START

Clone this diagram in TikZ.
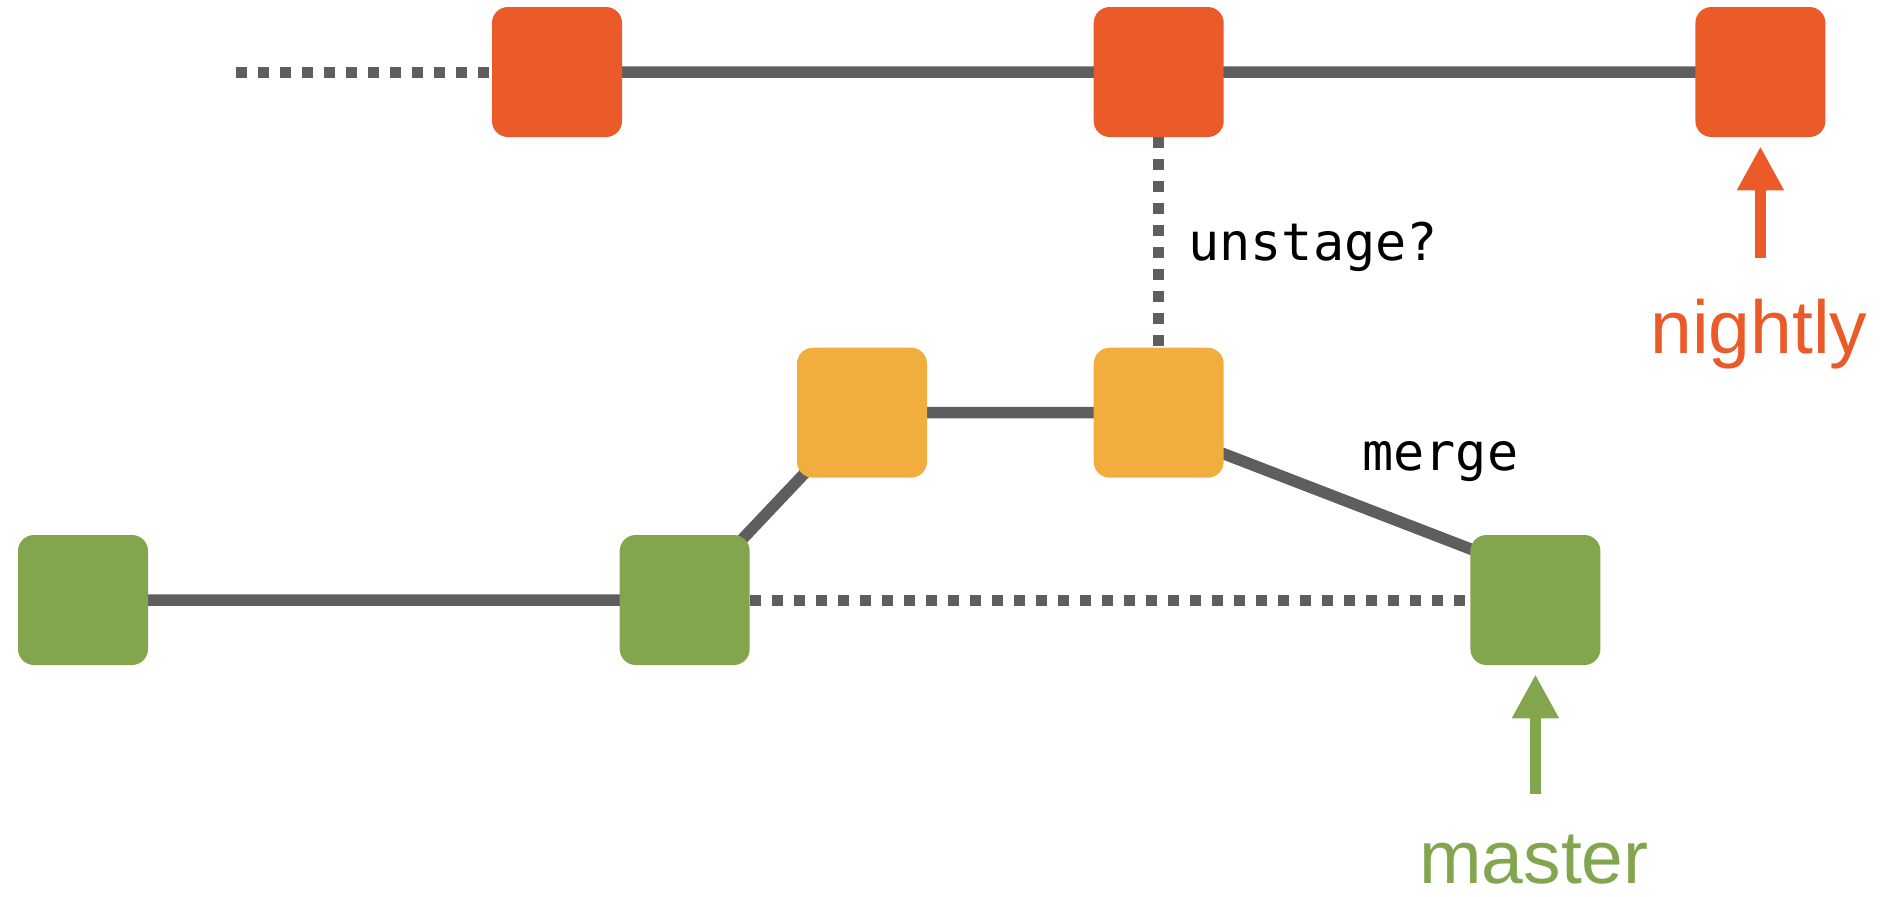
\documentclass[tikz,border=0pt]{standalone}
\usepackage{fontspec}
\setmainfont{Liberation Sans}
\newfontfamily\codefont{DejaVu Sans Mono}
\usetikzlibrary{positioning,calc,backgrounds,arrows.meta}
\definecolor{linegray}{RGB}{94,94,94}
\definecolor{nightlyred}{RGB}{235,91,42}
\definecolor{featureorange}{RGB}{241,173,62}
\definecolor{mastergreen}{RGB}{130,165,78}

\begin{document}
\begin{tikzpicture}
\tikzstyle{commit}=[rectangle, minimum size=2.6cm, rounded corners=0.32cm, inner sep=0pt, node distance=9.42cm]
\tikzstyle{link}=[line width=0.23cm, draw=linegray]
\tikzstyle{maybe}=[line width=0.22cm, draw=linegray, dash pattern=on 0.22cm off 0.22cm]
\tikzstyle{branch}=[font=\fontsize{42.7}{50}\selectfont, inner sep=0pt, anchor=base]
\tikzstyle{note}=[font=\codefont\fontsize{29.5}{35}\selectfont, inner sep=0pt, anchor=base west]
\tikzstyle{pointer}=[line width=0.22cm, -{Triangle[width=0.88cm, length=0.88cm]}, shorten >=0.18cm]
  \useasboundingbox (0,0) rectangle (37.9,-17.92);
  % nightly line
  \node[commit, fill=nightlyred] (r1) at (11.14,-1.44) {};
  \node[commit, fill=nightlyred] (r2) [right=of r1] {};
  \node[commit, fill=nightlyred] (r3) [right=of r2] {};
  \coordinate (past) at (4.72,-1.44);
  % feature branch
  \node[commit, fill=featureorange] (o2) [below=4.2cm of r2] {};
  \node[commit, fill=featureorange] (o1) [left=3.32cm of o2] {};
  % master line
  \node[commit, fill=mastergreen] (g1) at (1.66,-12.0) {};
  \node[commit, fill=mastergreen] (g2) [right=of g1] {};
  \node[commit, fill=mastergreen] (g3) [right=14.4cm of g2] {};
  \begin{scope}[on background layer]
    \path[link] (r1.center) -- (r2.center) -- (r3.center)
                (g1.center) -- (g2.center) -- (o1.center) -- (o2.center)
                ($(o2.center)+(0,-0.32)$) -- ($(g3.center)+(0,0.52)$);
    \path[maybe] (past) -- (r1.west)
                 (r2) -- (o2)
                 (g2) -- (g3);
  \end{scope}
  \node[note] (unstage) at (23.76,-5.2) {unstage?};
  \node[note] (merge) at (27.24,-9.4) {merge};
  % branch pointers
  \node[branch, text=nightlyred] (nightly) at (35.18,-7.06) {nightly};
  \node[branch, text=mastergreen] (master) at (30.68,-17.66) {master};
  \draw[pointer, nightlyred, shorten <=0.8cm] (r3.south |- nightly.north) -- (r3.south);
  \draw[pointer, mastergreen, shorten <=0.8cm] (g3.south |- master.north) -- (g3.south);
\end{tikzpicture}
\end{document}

END

▶ [YOUR INSTRUCTIONS]: Transcribe the full listing above exactly, with the images removed.

▶ [ANSWER IN FULL]:
Clone this diagram in TikZ.
\documentclass[tikz,border=0pt]{standalone}
\usepackage{fontspec}
\setmainfont{Liberation Sans}
\newfontfamily\codefont{DejaVu Sans Mono}
\usetikzlibrary{positioning,calc,backgrounds,arrows.meta}
\definecolor{linegray}{RGB}{94,94,94}
\definecolor{nightlyred}{RGB}{235,91,42}
\definecolor{featureorange}{RGB}{241,173,62}
\definecolor{mastergreen}{RGB}{130,165,78}

\begin{document}
\begin{tikzpicture}
\tikzstyle{commit}=[rectangle, minimum size=2.6cm, rounded corners=0.32cm, inner sep=0pt, node distance=9.42cm]
\tikzstyle{link}=[line width=0.23cm, draw=linegray]
\tikzstyle{maybe}=[line width=0.22cm, draw=linegray, dash pattern=on 0.22cm off 0.22cm]
\tikzstyle{branch}=[font=\fontsize{42.7}{50}\selectfont, inner sep=0pt, anchor=base]
\tikzstyle{note}=[font=\codefont\fontsize{29.5}{35}\selectfont, inner sep=0pt, anchor=base west]
\tikzstyle{pointer}=[line width=0.22cm, -{Triangle[width=0.88cm, length=0.88cm]}, shorten >=0.18cm]
  \useasboundingbox (0,0) rectangle (37.9,-17.92);
  % nightly line
  \node[commit, fill=nightlyred] (r1) at (11.14,-1.44) {};
  \node[commit, fill=nightlyred] (r2) [right=of r1] {};
  \node[commit, fill=nightlyred] (r3) [right=of r2] {};
  \coordinate (past) at (4.72,-1.44);
  % feature branch
  \node[commit, fill=featureorange] (o2) [below=4.2cm of r2] {};
  \node[commit, fill=featureorange] (o1) [left=3.32cm of o2] {};
  % master line
  \node[commit, fill=mastergreen] (g1) at (1.66,-12.0) {};
  \node[commit, fill=mastergreen] (g2) [right=of g1] {};
  \node[commit, fill=mastergreen] (g3) [right=14.4cm of g2] {};
  \begin{scope}[on background layer]
    \path[link] (r1.center) -- (r2.center) -- (r3.center)
                (g1.center) -- (g2.center) -- (o1.center) -- (o2.center)
                ($(o2.center)+(0,-0.32)$) -- ($(g3.center)+(0,0.52)$);
    \path[maybe] (past) -- (r1.west)
                 (r2) -- (o2)
                 (g2) -- (g3);
  \end{scope}
  \node[note] (unstage) at (23.76,-5.2) {unstage?};
  \node[note] (merge) at (27.24,-9.4) {merge};
  % branch pointers
  \node[branch, text=nightlyred] (nightly) at (35.18,-7.06) {nightly};
  \node[branch, text=mastergreen] (master) at (30.68,-17.66) {master};
  \draw[pointer, nightlyred, shorten <=0.8cm] (r3.south |- nightly.north) -- (r3.south);
  \draw[pointer, mastergreen, shorten <=0.8cm] (g3.south |- master.north) -- (g3.south);
\end{tikzpicture}
\end{document}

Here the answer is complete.